One-Act Plays on Project Gutenberg
There are over 100 one-act plays in this query result.
Project Gutenberg has useful anthologies of one-acts:
Roland Lewis, the editor of Contemporary One-Act Plays (1922) includes an “outline study of the one-act play” as well as four pages of suggested works. The 18-title collection has Barrie’s The Twelve-Pound Look, Lady Gregory’s Hyacinth Halley, and Strindberg’s The Stronger.
Fifty Contemporary One-Act Plays (1920), edited by Frank Shay and Pierre Loving, has plays from 16 countries and includes two plays originally written in Yiddish. The pieces I recognized include Susan Glaspell’s Trifles, Alice Gerstenberg’s The Pot Boiler, and Edna St. Vincent Milay’s Aria Da Capo.
One-Act Plays by Modern Authors (1921), edited by Helen Louise Cohen, includes Synge’s Riders to the Sea and The Maker of Dreams by Oliphant Down. There are several essays on the state of early 20th Century theatre preceding the plays.
The Atlantic Book of Modern Plays (1921), edited by Sterling Andrus Leonard, features “Notes on the Dramas and Dramatists” and a “Bibliography of Plays for Reading in High Schools” in addition to 15 short works by British and American playwrights of the late 19th and early 20th centuries.
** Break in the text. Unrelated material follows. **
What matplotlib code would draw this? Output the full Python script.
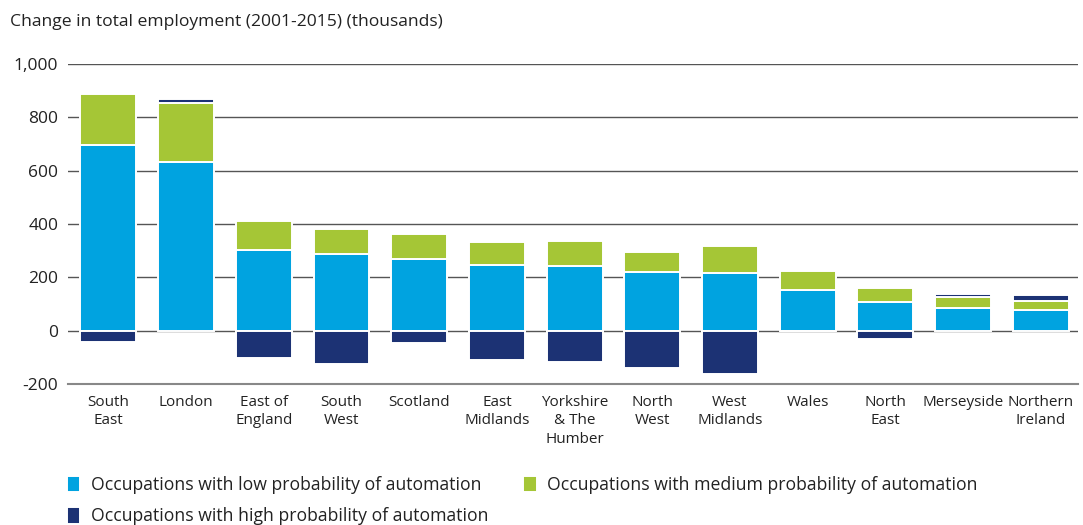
import numpy as np
import matplotlib.pyplot as plt
from matplotlib.ticker import FuncFormatter

plt.rcParams['font.family'] = ['Open Sans', 'DejaVu Sans']

# Change in employment by region, 2001-2015 (thousands)
regions = ['South\nEast', 'London', 'East of\nEngland', 'South\nWest', 'Scotland',
           'East\nMidlands', 'Yorkshire\n& The\nHumber', 'North\nWest', 'West\nMidlands',
           'Wales', 'North\nEast', 'Merseyside', 'Northern\nIreland']
low = [697, 632, 302, 288, 268, 246, 241, 219, 215, 151, 109, 85, 76]
medium = [190, 223, 110, 94, 95, 87, 95, 77, 102, 71, 52, 40, 34]
high = [-43, 12, -104, -124, -45, -109, -116, -141, -161, 0, -30, 14, 22]

low = np.array(low)
medium = np.array(medium)
high = np.array(high)

c_low = '#00a3e0'
c_med = '#a5c636'
c_high = '#1c3274'

fig = plt.figure(figsize=(10.83, 5.25), dpi=100)
ax = fig.add_axes([0.0628, 0.2686, 0.9326, 0.6095])

x = np.arange(len(regions))
w = 0.72
edge = dict(edgecolor='white', linewidth=1.4)

b_low = ax.bar(x, low, w, color=c_low, zorder=3, **edge)
b_med = ax.bar(x, medium, w, bottom=low, color=c_med, zorder=3, **edge)

# high-probability jobs: losses go below zero, gains sit on top of the stack
hi_bottom = np.where(high > 0, low + medium, 0)
b_high = ax.bar(x, high, w, bottom=hi_bottom, color=c_high, zorder=3, **edge)

ax.set_xlim(-0.52, 12.48)
ax.set_ylim(-200, 1000)
ax.set_yticks(np.arange(-200, 1001, 200))
ax.yaxis.set_major_formatter(FuncFormatter(lambda v, p: f'{int(v):,}'))
ax.yaxis.grid(True, color='#555555', linewidth=1.0)
ax.set_axisbelow(True)

ax.set_xticks(x)
ax.set_xticklabels(regions, fontsize=11, color='#222222', linespacing=1.3)
ax.tick_params(axis='both', length=0, colors='#222222')
ax.tick_params(axis='y', labelsize=12.5, pad=7)
ax.tick_params(axis='x', pad=8)

for s in ['top', 'right', 'left']:
    ax.spines[s].set_visible(False)
ax.spines['bottom'].set_color('#888888')
ax.spines['bottom'].set_linewidth(1.5)

fig.text(0.009, 0.958, 'Change in total employment (2001-2015) (thousands)',
         fontsize=12.6, color='#222222', va='center')

leg = fig.legend([b_low, b_high, b_med],
                 ['Occupations with low probability of automation',
                  'Occupations with high probability of automation',
                  'Occupations with medium probability of automation'],
                 ncol=2, loc='lower left', bbox_to_anchor=(0.047, -0.031),
                 frameon=False, fontsize=12.7, handlelength=0.75, handleheight=1.05,
                 handletextpad=0.6, columnspacing=2.0, labelspacing=0.75)
for t in leg.get_texts():
    t.set_color('#222222')

fig.savefig('out.png', dpi=100)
Other Anthologies on Project Gutenberg
The Plays of Roswitha, translated by Christopher St. John (1923) contains 6 pieces by Hrotsvitha of Gandersheim, a 10th Century author. Hrotsvitha lived in a convent( though she did not take all the vows to become a nun); she’s notable for being one of the earliest credited playwrights in the Middle Ages.
A Collection of Old English Plays (1882-1889), edited by A.H. Bullen, has 4 volumes. The plays are old, and they are English, but not written in Old English! The volumes include pieces by some of Shakespeare’s contemporaries as well playwrights working in the years before the Interregnum.
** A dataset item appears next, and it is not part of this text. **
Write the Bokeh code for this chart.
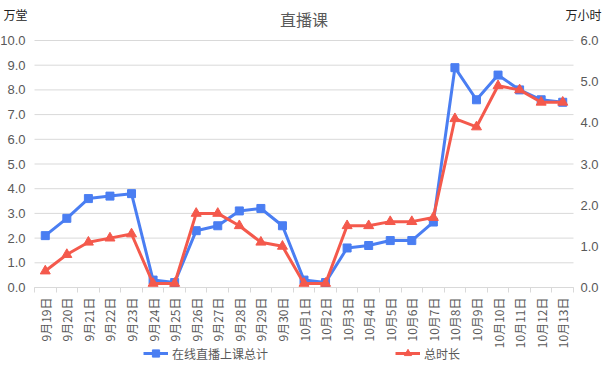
import numpy as np
from bokeh.plotting import figure
from bokeh.models import (Range1d, LinearAxis, FixedTicker, Legend, LegendItem, Label,
                          NumeralTickFormatter, CustomJSTickFormatter)
from bokeh.embed import file_html
from bokeh.resources import INLINE

dates = ["9月19日", "9月20日", "9月21日", "9月22日", "9月23日", "9月24日", "9月25日",
         "9月26日", "9月27日", "9月28日", "9月29日", "9月30日", "10月1日", "10月2日",
         "10月3日", "10月4日", "10月5日", "10月6日", "10月7日", "10月8日", "10月9日",
         "10月10日", "10月11日", "10月12日", "10月13日"]
# 在线直播上课总计 (万堂, left axis)
sessions = [2.1, 2.8, 3.6, 3.7, 3.8, 0.3, 0.2, 2.3, 2.5, 3.1, 3.2, 2.5, 0.3, 0.2,
            1.6, 1.7, 1.9, 1.9, 2.65, 8.9, 7.6, 8.6, 8.0, 7.6, 7.5]
# 总时长 (万小时, right axis)
hours = [0.4, 0.8, 1.1, 1.2, 1.3, 0.1, 0.1, 1.8, 1.8, 1.5, 1.1, 1.0, 0.1, 0.1,
         1.5, 1.5, 1.6, 1.6, 1.7, 4.1, 3.9, 4.9, 4.8, 4.5, 4.5]
left_ticks = [0, 1, 2, 3, 4, 5, 6, 7, 8, 9, 10]
right_ticks = [0, 1, 2, 3, 4, 5, 6]
LEFT_MAX = 10
RIGHT_MAX = 6

BLUE = "#4A7EF2"
RED = "#F4594C"
GRAY = "#595959"
GRID = "#d9d9d9"
NUM_FONT = "Liberation Sans Narrow, Liberation Sans, Arial, sans-serif"
CJK_FONT = "Noto Sans CJK SC"

W, H = 602, 370
# plot-area placement inside the figure (pixels)
PL, PR, PT, PB = 34, 573, 40, 287

n = len(dates)
x = np.arange(n) + 0.5

xpx = (PR - PL) / n
ypx = (PB - PT) / LEFT_MAX
rpx = (PB - PT) / RIGHT_MAX
x_range = Range1d(-PL / xpx, n + (W - PR) / xpx)
y_range = Range1d(-(H - PB) / ypx, LEFT_MAX + PT / ypx)
r_range = Range1d(-(H - PB) / rpx, RIGHT_MAX + PT / rpx)

p = figure(width=W, height=H, output_backend="svg", toolbar_location=None,
           x_range=x_range, y_range=y_range,
           min_border=0, min_border_left=0, min_border_right=0,
           min_border_top=0, min_border_bottom=0)
p.extra_y_ranges = {"hours": r_range}
p.outline_line_color = None
p.background_fill_color = "white"
p.xgrid.visible = False
p.ygrid.visible = False

# horizontal gridlines at the left-axis ticks
p.segment(x0=[0] * len(left_ticks), x1=[n] * len(left_ticks), y0=left_ticks, y1=left_ticks,
          line_color=GRID, line_width=1)

# x axis
xa = p.xaxis[0]
xa.fixed_location = 0
xa.bounds = (0, n)
xa.ticker = FixedTicker(ticks=list(x), minor_ticks=list(range(n + 1)))
xa.formatter = CustomJSTickFormatter(args=dict(labels=dates),
                                     code="return labels[Math.floor(tick)];")
xa.major_label_orientation = np.pi / 2
xa.major_tick_out = 0
xa.major_tick_in = 0
xa.minor_tick_out = 5
xa.minor_tick_in = 0
xa.minor_tick_line_color = GRID
xa.axis_line_color = GRID
xa.major_label_standoff = 5
xa.major_label_text_font = CJK_FONT
xa.major_label_text_font_size = "12px"
xa.major_label_text_color = GRAY

# left axis
ya = p.yaxis[0]
ya.fixed_location = 0
ya.bounds = (0, LEFT_MAX)
ya.ticker = FixedTicker(ticks=left_ticks)
ya.formatter = NumeralTickFormatter(format="0.0")
ya.axis_line_color = None
ya.major_tick_line_color = None
ya.minor_tick_line_color = None
ya.major_tick_out = 0
ya.major_label_standoff = 9
ya.major_label_text_font = NUM_FONT
ya.major_label_text_font_size = "13px"
ya.major_label_text_color = GRAY

# right axis
ra = LinearAxis(y_range_name="hours", ticker=FixedTicker(ticks=right_ticks),
                formatter=NumeralTickFormatter(format="0.0"))
ra.fixed_location = n
ra.bounds = (0, RIGHT_MAX)
ra.axis_line_color = None
ra.major_tick_line_color = None
ra.minor_tick_line_color = None
ra.major_tick_out = 0
ra.major_label_standoff = 7
ra.major_label_text_font = NUM_FONT
ra.major_label_text_font_size = "13px"
ra.major_label_text_color = GRAY
p.add_layout(ra, "right")

l1 = p.line(x, sessions, color=BLUE, line_width=3)
s1 = p.scatter(x, sessions, marker="square", size=8, color=BLUE)
l2 = p.line(x, hours, y_range_name="hours", color=RED, line_width=3)
s2 = p.scatter(x, hours, y_range_name="hours", marker="triangle", size=10, color=RED)


def make_legend(label, rends, loc):
    lg = Legend(items=[LegendItem(label=label, renderers=rends)], location=loc,
                orientation="horizontal", padding=0, margin=0, spacing=0,
                border_line_color=None, background_fill_alpha=0,
                glyph_width=25, glyph_height=18, label_standoff=4,
                label_text_font=CJK_FONT, label_text_font_size="12px",
                label_text_color=GRAY)
    p.add_layout(lg, "center")


make_legend("在线直播上课总计", [l1, s1], (143, 8))
make_legend("总时长", [l2, s2], (395, 8))

p.add_layout(Label(x=n / 2, y=LEFT_MAX + 22 / ypx, text="直播课", text_align="center",
                   text_baseline="middle", text_font=CJK_FONT,
                   text_font_size="16px", text_color=GRAY))
p.add_layout(Label(x=-19 / xpx, y=LEFT_MAX + 26 / ypx, text="万堂", text_align="center",
                   text_baseline="middle", text_font=CJK_FONT,
                   text_font_size="12px", text_color="#222222"))
p.add_layout(Label(x=n + 10 / xpx, y=LEFT_MAX + 26 / ypx, text="万小时",
                   text_align="center", text_baseline="middle", text_font=CJK_FONT,
                   text_font_size="12px", text_color="#222222"))

open("out.html", "w").write(file_html(p, INLINE))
If that’s not enough old and English plays for you, A Select Collection of Old English Plays has FIFTEEN volumes. The plays start in the 16th Century and progress in a fairly chronological order into the Restoration period.
Burlesque Plays and Poems (1885) includes Beaumont and Fletcher’s Knight of the Burning Pestle along with pieces that might work for oral interpretation or forensics competitions.